Part III: Test Data Collection (optional)
We orginally curated this test data, contaiining 6 samples of different conditions (see table below), for the purpose of testing and troubleshooting this pipeline. We also use them for showcasing the input formats accepted by this pipeline, and benchmarking pipeline performance (e.g., Run Time, CPU Time and Max Memory Usage), though these six samples were prepared by downsampling from real data.

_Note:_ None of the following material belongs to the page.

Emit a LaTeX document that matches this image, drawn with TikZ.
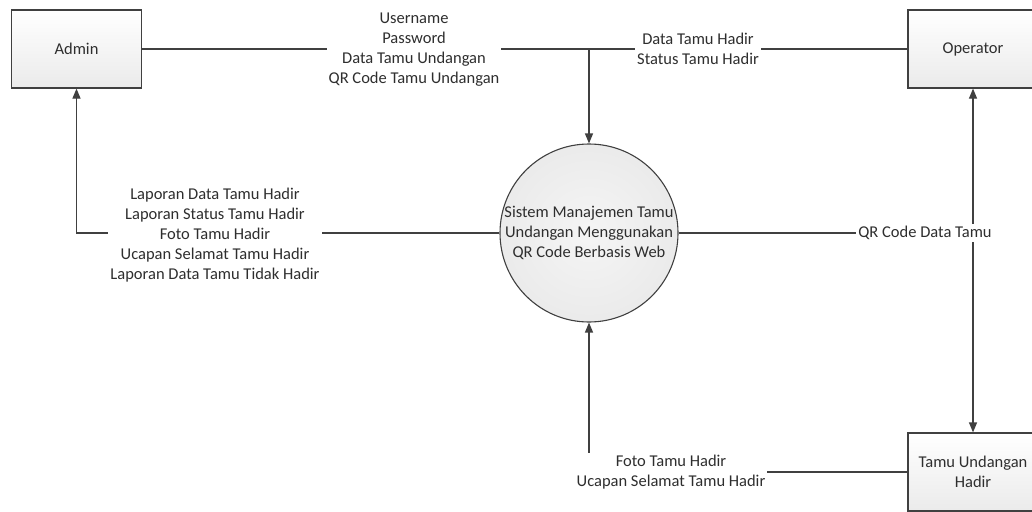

| Format | Library Type | Phred Encoding | Species | Number of Reads | Preparation | |
|---|---|---|---|---|---|---|
| sample1 | FASTQ | Paired-end | Phred+33 | human | 19,410,373 * 2 | Downsampled from real data |
| sample2 | FASTQ | Single-end | Phred+33 | mouse | 16,005,450 | Downsampled from real data |
| sample3 | FASTQ, multiple lanes | Paired-end | Phred+33 | human | 19,410,373 * 2 | Split by lane from sample1 |
| sample4 | FASTQ, multiple lanes | Single-end | Phred+33 | mouse | 16,005,450 | Split by lane from sample2 |
| sample5 | BAM/SAM (to genome) | Paired-end | Phred+33 | human | 13,856,075 * 2 | Downsampled from real data |
| sample6 | BAM/SAM (to transcriptome) | Single-end | Phred+33 | mouse | 13,533,162 | Downsampled from real data |
This is only one situation that you need collect the test data: you would like to walk through this pipeline but do not have your own bulk RAN-seq available. In this case, you can download the test data for one or more samples to get started.
- For those who can access to the pre-built conda environment, the test data is available at:
/research_jude/rgs01_jude/groups/yu3grp/projects/software_JY/yu3grp/conda_env/bulkRNAseq_2025/pipeline/testdata. - For other users, please download them from Zenodo.